No hace falta que les aclare que Cayo Sombrero lo vimos por fotos no más, búsquenlo en google, es precioso.

Lo lindo de haber ido allí es que teníamos el contacto, gracias a Marielys y Darío, de una señora que se llama Zulay. Ella tiene una casa en la playa, es una casa que funcionaba como centro cultural, biblioteca, punto de encuentro, etc. También recibió por muchísimo tiempo a viajeros de todo el mundo y nosotros también pudimos quedarnos allí, el espacio se llama Club de Luna. La casa esta solita y a pie de playa, pudimos armar la carpa y conocimos a los vecinos Irma y Santos, ellos nos abrieron las puertas y nos ayudaron a acomodarnos. 

Un poco frustrados por los precios de los traslados a las islas no sabíamos si íbamos a hacer algún paseo o no, de repente de apareció por la playa una mujer a invitarnos a sumarnos a un paseo que ya habían organizado con otros chicos, el plan era ir en lancha a playa Varadero y como éramos varios nos costaría $3 dólares por persona. Ni lo dudamos y salimos disparados a encontrarnos con el grupo (todos de Venezuela y una chica de Chile), eran todos artesanos, viajeros, uno más simpático que el otro y la verdad es que la pasamos genial con ellos.

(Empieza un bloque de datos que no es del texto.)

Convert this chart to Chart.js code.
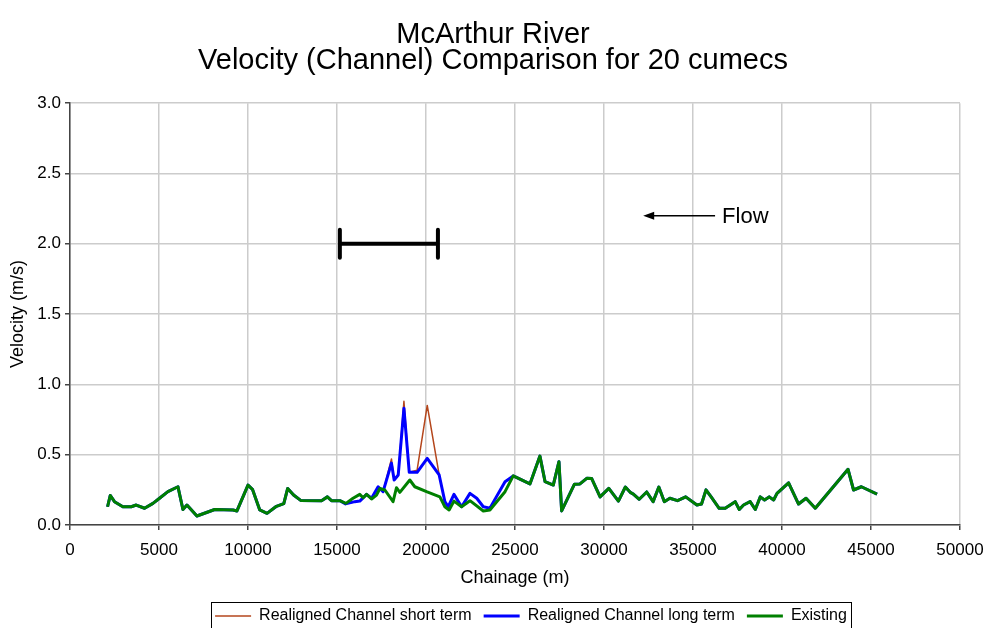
<!DOCTYPE html>
<html>
<head>
<meta charset="utf-8">
<script src="https://cdn.jsdelivr.net/npm/chart.js@4"></script>
<style>
  body { margin: 0; background: #fff; }
</style>
</head>
<body>
<canvas id="canvas" width="986" height="628"></canvas>
<script>
// existing channel, full reach
const chainage = [2110, 2260, 2500, 2970, 3440, 3720, 4190, 4660, 5030, 5500,
  6065, 6345, 6570, 7130, 8130, 9160, 9380, 10000, 10250, 10660,
  11070, 11560, 12010, 12230, 12560, 12960, 14130, 14460, 14690, 15160,
  15500, 15900, 16280, 16470, 16660, 16940, 17220, 17410, 17690, 18150,
  18340, 18530, 19090, 19370, 20030, 20780, 21060, 21300, 21570, 22000,
  22470, 23220, 23590, 24440, 24900, 25840, 26400, 26690, 27150, 27470,
  27620, 28340, 28650, 29030, 29310, 29780, 30270, 30810, 31200, 31500,
  31650, 31980, 32400, 32760, 33080, 33390, 33700, 34130, 34590, 35220,
  35480, 35730, 36020, 36470, 36810, 37370, 37600, 37840, 38210, 38500,
  38780, 39020, 39280, 39530, 39720, 40370, 40930, 41350, 41870, 43710,
  44020, 44460, 45340];

const existing = [0.13, 0.21, 0.166, 0.13, 0.13, 0.142, 0.119, 0.154, 0.19, 0.237,
  0.272, 0.11, 0.142, 0.064, 0.11, 0.107, 0.10, 0.284, 0.254, 0.107,
  0.083, 0.13, 0.152, 0.26, 0.213, 0.175, 0.173, 0.20, 0.173, 0.173,
  0.154, 0.19, 0.218, 0.194, 0.218, 0.185, 0.213, 0.26, 0.249, 0.166,
  0.265, 0.232, 0.32, 0.272, 0.237, 0.20, 0.13, 0.107, 0.17, 0.13,
  0.173, 0.10, 0.107, 0.237, 0.349, 0.292, 0.49, 0.308, 0.284, 0.45,
  0.10, 0.29, 0.292, 0.332, 0.33, 0.20, 0.26, 0.17, 0.27, 0.23,
  0.22, 0.183, 0.235, 0.166, 0.27, 0.166, 0.19, 0.173, 0.20, 0.142,
  0.149, 0.25, 0.20, 0.119, 0.119, 0.166, 0.11, 0.142, 0.166, 0.11,
  0.20, 0.178, 0.20, 0.178, 0.225, 0.30, 0.149, 0.19, 0.119, 0.396,
  0.249, 0.272, 0.22];

// realigned reach (outside it the realigned runs follow existing)
const realignChainage = [15160, 15480, 16000, 16280, 16660, 16940, 17310, 17590, 18060, 18210,
  18440, 18760, 19060, 19500, 20070, 20740, 21060, 21250, 21570, 22000,
  22470, 22850, 23220, 23590, 24440, 24900];
const longTerm = [0.173, 0.15, 0.166, 0.17, 0.218, 0.19, 0.272, 0.237, 0.44, 0.32,
  0.356, 0.83, 0.375, 0.375, 0.474, 0.356, 0.166, 0.13, 0.218, 0.13,
  0.225, 0.19, 0.13, 0.12, 0.308, 0.349];
const shortTerm = [0.173, 0.15, 0.166, 0.17, 0.218, 0.19, 0.272, 0.237, 0.47, 0.32,
  0.356, 0.88, 0.375, 0.39, 0.85, 0.356, 0.166, 0.13, 0.218, 0.13,
  0.225, 0.19, 0.13, 0.12, 0.308, 0.349];

// realignment extent bar and flow arrow
const realignExtent = [15160, 20670];
const extentLevel = 2.0;
const flowArrow = [36240, 32200];
const flowLevel = 2.2;

const xTicks = [0, 5000, 10000, 15000, 20000, 25000, 30000, 35000, 40000, 45000, 50000];
const yTicks = [0, 0.5, 1.0, 1.5, 2.0, 2.5, 3.0];

const existingPts = chainage.map((c, i) => ({x: c, y: existing[i]}));
function realigned(vals) {
  const lo = realignChainage[0], hi = realignChainage[realignChainage.length - 1];
  return existingPts.filter(p => p.x < lo)
    .concat(realignChainage.map((c, i) => ({x: c, y: vals[i]})))
    .concat(existingPts.filter(p => p.x > hi));
}

const FONT = 'Liberation Sans, Arial, sans-serif';

const extras = {
  id: 'extras',
  afterLayout(chart) {
    // legend sits a bit right of centre and low in the original
    const lg = chart.legend;
    lg.left += 38; lg.right += 38;
    lg.top += 6; lg.bottom += 6;
  },
  afterDatasetsDraw(chart) {
    const {ctx, scales: {x, y}} = chart;
    ctx.save();
    // extent bar
    const x1 = x.getPixelForValue(realignExtent[0]);
    const x2 = x.getPixelForValue(realignExtent[1]);
    const yb = y.getPixelForValue(extentLevel);
    ctx.strokeStyle = '#000';
    ctx.lineWidth = 4;
    ctx.lineCap = 'round';
    ctx.beginPath();
    ctx.moveTo(x1, yb); ctx.lineTo(x2, yb);
    ctx.moveTo(x1, yb - 14); ctx.lineTo(x1, yb + 14);
    ctx.moveTo(x2, yb - 14); ctx.lineTo(x2, yb + 14);
    ctx.stroke();
    // flow arrow
    const fa = x.getPixelForValue(flowArrow[0]);
    const fb = x.getPixelForValue(flowArrow[1]);
    const fy = y.getPixelForValue(flowLevel);
    ctx.lineWidth = 1.5;
    ctx.lineCap = 'butt';
    ctx.beginPath();
    ctx.moveTo(fa, fy); ctx.lineTo(fb + 8, fy);
    ctx.stroke();
    ctx.fillStyle = '#000';
    ctx.beginPath();
    ctx.moveTo(fb, fy); ctx.lineTo(fb + 11, fy - 4); ctx.lineTo(fb + 11, fy + 4);
    ctx.closePath();
    ctx.fill();
    ctx.font = '22px ' + FONT;
    ctx.textBaseline = 'middle';
    ctx.textAlign = 'left';
    ctx.fillText('Flow', fa + 7, fy + 1);
    ctx.restore();
  },
  afterDraw(chart) {
    const lg = chart.legend;
    if (!lg || !lg.legendHitBoxes.length) return;
    const boxes = lg.legendHitBoxes;
    const l = Math.min(...boxes.map(b => b.left)) - 4;
    const r = Math.max(...boxes.map(b => b.left + b.width)) + 4;
    const t = Math.min(...boxes.map(b => b.top)) - 6;
    const ctx = chart.ctx;
    ctx.save();
    ctx.strokeStyle = '#000';
    ctx.lineWidth = 1;
    ctx.strokeRect(Math.round(l) + 0.5, Math.round(t) + 0.5, Math.round(r - l), 40);
    ctx.restore();
  }
};

const ctx = document.getElementById('canvas').getContext('2d');

new Chart(ctx, {
  type: 'scatter',
  data: {
    datasets: [{
      label: 'Realigned Channel short term',
      data: realigned(shortTerm),
      borderColor: '#b4461c',
      backgroundColor: '#b4461c',
      borderWidth: 1.5,
      order: 2
    }, {
      label: 'Realigned Channel long term',
      data: realigned(longTerm),
      borderColor: '#0000ff',
      backgroundColor: '#0000ff',
      borderWidth: 3,
      order: 1
    }, {
      label: 'Existing',
      data: existingPts,
      borderColor: '#008000',
      backgroundColor: '#008000',
      borderWidth: 3,
      order: 0
    }]
  },
  options: {
    responsive: false,
    animation: false,
    showLine: true,
    elements: {
      point: { radius: 0, hoverRadius: 0 },
      line: { tension: 0, borderJoinStyle: 'round' }
    },
    layout: { padding: { left: 0, right: 0, top: 0, bottom: 0 } },
    scales: {
      x: {
        type: 'linear',
        min: 0, max: 50000,
        afterBuildTicks: s => { s.ticks = xTicks.map(v => ({value: v})); },
        afterFit: s => { s.height = 65; s.paddingRight = 26; s.paddingLeft = 0; },
        ticks: {
          color: '#000',
          font: { family: FONT, size: 17 },
          maxRotation: 0,
          padding: 10,
          callback: v => String(v)
        },
        grid: { color: '#cccccc', lineWidth: 1.5, tickColor: '#444', tickLength: 5 },
        border: { color: '#444', width: 1.5 },
        title: {
          display: true,
          text: 'Chainage (m)',
          color: '#000',
          font: { family: FONT, size: 18 },
          padding: { top: 0, bottom: 1 }
        }
      },
      y: {
        min: 0, max: 3,
        afterBuildTicks: s => { s.ticks = yTicks.map(v => ({value: v})); },
        afterFit: s => { s.width = 70; },
        ticks: {
          color: '#000',
          font: { family: FONT, size: 17 },
          padding: 4,
          callback: v => v.toFixed(1)
        },
        grid: { color: '#cccccc', lineWidth: 1.5, tickColor: '#444', tickLength: 5 },
        border: { color: '#444', width: 1.5 },
        title: {
          display: true,
          text: 'Velocity (m/s)',
          color: '#000',
          font: { family: FONT, size: 18 },
          padding: { top: 7, bottom: 0 }
        }
      }
    },
    plugins: {
      title: {
        display: true,
        text: ['McArthur River', 'Velocity (Channel) Comparison for 20 cumecs'],
        color: '#000',
        font: { family: FONT, size: 29, weight: 'normal', lineHeight: 0.9 },
        padding: { top: 22, bottom: 29 }
      },
      legend: {
        position: 'bottom',
        labels: {
          color: '#000',
          font: { family: FONT, size: 16 },
          usePointStyle: true,
          pointStyle: 'line',
          pointStyleWidth: 36,
          padding: 12,
          sort: (a, b) => a.datasetIndex - b.datasetIndex
        }
      },
      tooltip: { enabled: false }
    }
  },
  plugins: [extras]
});
</script>
</body>
</html>
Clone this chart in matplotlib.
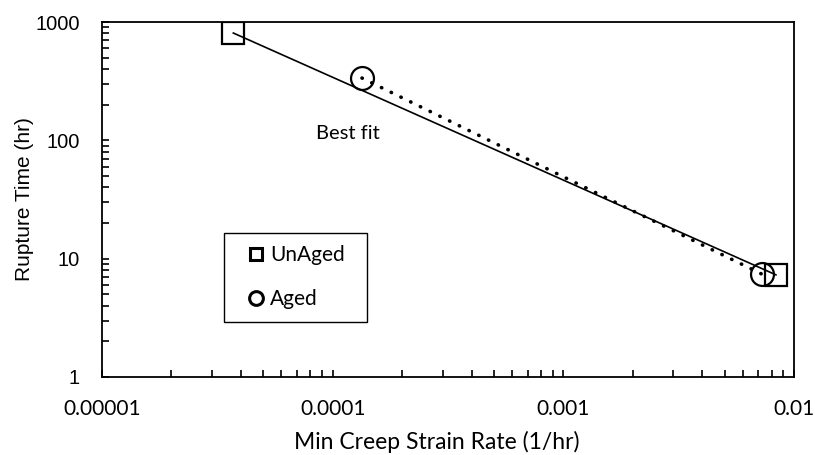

Nos habían visto la tardecita anterior paseando por el pueblo y sabían que estábamos en Club de la Luna, por eso nos encontraron y por suerte nos invitaron a compartir el día de playa con ellos. 

 

Poco más hicimos en Chichiriviche más que descansar y juntar fuerzas para la próxima etapa, nos esperaba adentrarnos es una de las zonas más calientes de Venezuela. Yo pensaba, ¿realmente se puede tener más calor?